1 box large pasta shells
5 tbl butter
5 tbl good olive oil
2 shallot sliced
6 cloves of garlic diced YES!
1 lb cherry tomatoes sliced
1 lb 20-24 count shrimp peeled and deveined
3/4 cup white wine
juice of one lemon
dash of red pepper flake
salt and pepper
1/4 cup fresh parsley finely chopped
1/2 cup parmesan cheese
Preheat oven to 350 degrees.
Cook the pasta according to package directions, but take them out of the water a few minutes earlier than recommended since they will finish cooking in the oven. Reserve 1/2 cup pasta water.
In a large saute pan heat 3 tbl butter and 3 tbl olive oil at medium high heat. Add shallots, garlic and red pepper flakes. Cook until shallots are soft and garlic is not burnt. Sprinkle the shrimp with salt and pepper and add them to the pan. Only cook the shrimp until they have turned pink on both sides and then remove them from the pan and keep warm. To the pan add wine and lemon juice and bring to a boil. Add remaining 2 tbl butter and oil. When the butter has melted return the shrimp to the pan and add pasta water if you think the sauce is a little thin. Don't add too much. Stir so all the flavors are incorporated.
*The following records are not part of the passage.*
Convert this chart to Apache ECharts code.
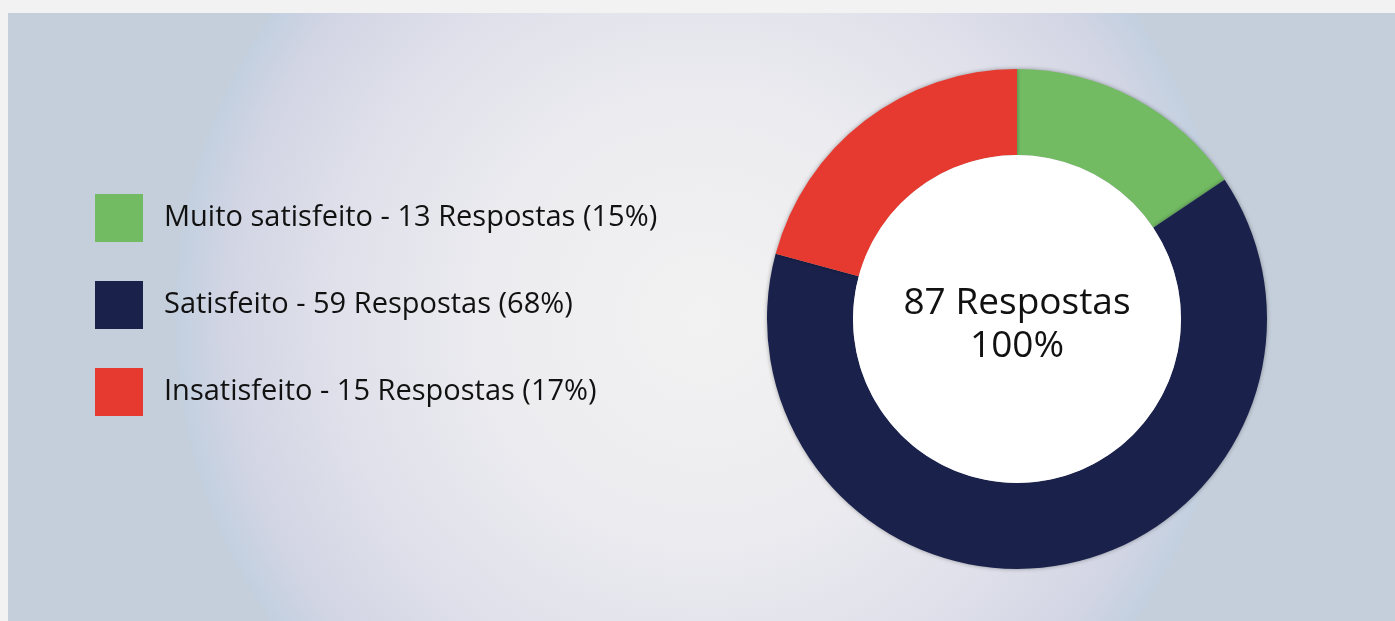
<!DOCTYPE html>
<html>
<head>
<meta charset="utf-8">
<script src="https://cdn.jsdelivr.net/npm/echarts@6/dist/echarts.min.js"></script>
<style>
  html, body { margin: 0; padding: 0; background: #f2f2f2; }
  #chart {
    position: absolute; left: 8px; top: 13px; width: 1387px; height: 608px;
    background: radial-gradient(circle 530px at 695px 305px, #f2f2f2 0%, #ececf0 40%, #dfe0ea 70%, #d2d5e4 90%, #c3d0e0 99%, #c5cfdb 100%);
  }
</style>
</head>
<body>
<div id="chart"></div>
<script>
var categories = ['Muito satisfeito', 'Satisfeito', 'Insatisfeito'];
var respostas = [13, 59, 15];
// share of the ring each slice takes in the picture (percent)
var fatias = [15.6, 63.6, 20.8];
var cores = ['#72bb63', '#1a224c', '#e6392f'];

var total = respostas.reduce(function (a, b) { return a + b; }, 0);

var myChart = echarts.init(document.getElementById('chart'));

var option = {
  legend: {
    orient: 'vertical',
    left: 87,
    top: 181,
    padding: 0,
    icon: 'rect',
    itemWidth: 48,
    itemHeight: 48,
    itemGap: 39,
    selectedMode: false,
    textStyle: {
      fontFamily: 'Open Sans',
      fontSize: 29,
      color: '#111',
      padding: [0, 0, 0, 16]
    },
    formatter: function (name) {
      var i = categories.indexOf(name);
      return name + ' - ' + respostas[i] + ' Respostas (' + Math.round(respostas[i] / total * 100) + '%)';
    },
    data: categories
  },
  graphic: [{
    type: 'text',
    x: 1009,
    y: 312,
    silent: true,
    z: 10,
    style: {
      text: total + ' Respostas\n100%',
      textAlign: 'center',
      textVerticalAlign: 'middle',
      fontFamily: 'Open Sans',
      fontSize: 37,
      lineHeight: 43,
      fill: '#111'
    }
  }],
  series: [
    {
      name: 'Satisfação',
      type: 'pie',
      center: [1009, 306],
      radius: [164, 250],
      startAngle: 90,
      silent: true,
      label: { show: false },
      labelLine: { show: false },
      itemStyle: {
        shadowBlur: 4,
        shadowColor: 'rgba(0,0,0,0.35)'
      },
      data: categories.map(function (c, i) {
        return { name: c, value: fatias[i], itemStyle: { color: cores[i] } };
      })
    },
    {
      name: 'centro',
      type: 'pie',
      center: [1009, 306],
      radius: [0, 164],
      silent: true,
      label: { show: false },
      labelLine: { show: false },
      data: [{ name: 'total', value: total, itemStyle: { color: '#fff' } }]
    }
  ]
};

myChart.setOption(option);
</script>
</body>
</html>
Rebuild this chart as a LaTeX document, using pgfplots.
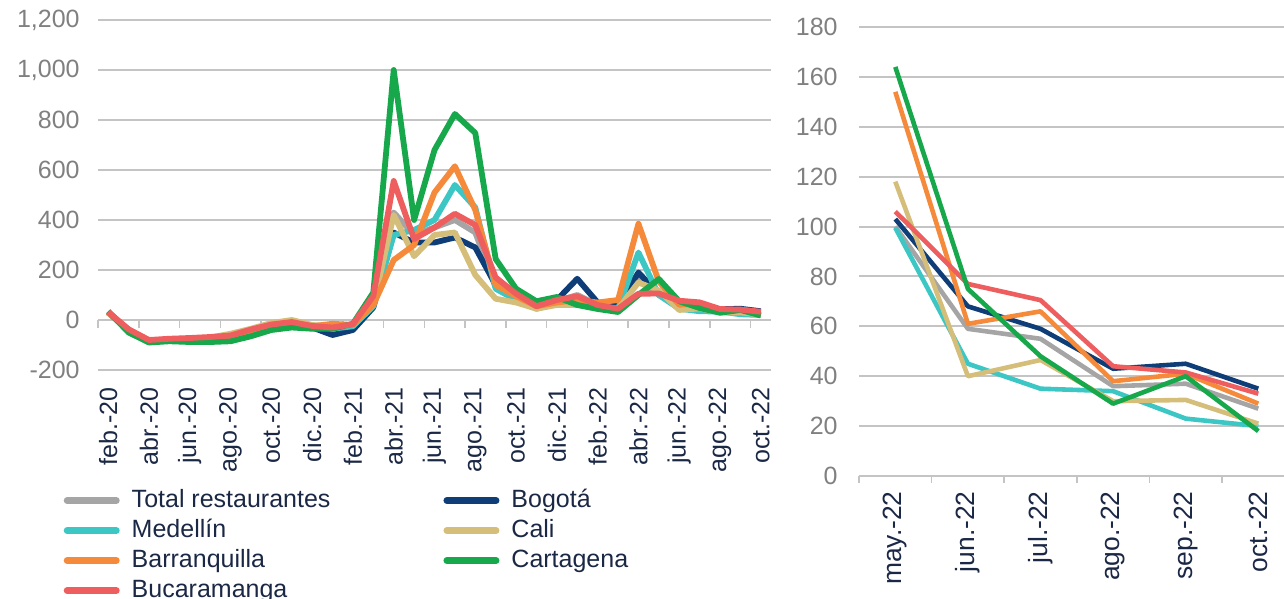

When pasta shells have cooled put one or two shrimp in each (depending on size) and add a few slices of tomato. Place in a 13 x 9 pan. When all the shells are full, pour about 1/2 cup of the sauce over the shells and sprinkle with parmesan cheese. Bake in the oven for 20 -25 minutes until cheese is golden. To serve, place shells on a platter and pour remaining sauce over the top. Serve with parmesan cheese.
This can also be served as an appetizer as well. So delicious to get all the flavors of the scampi in a nice little package!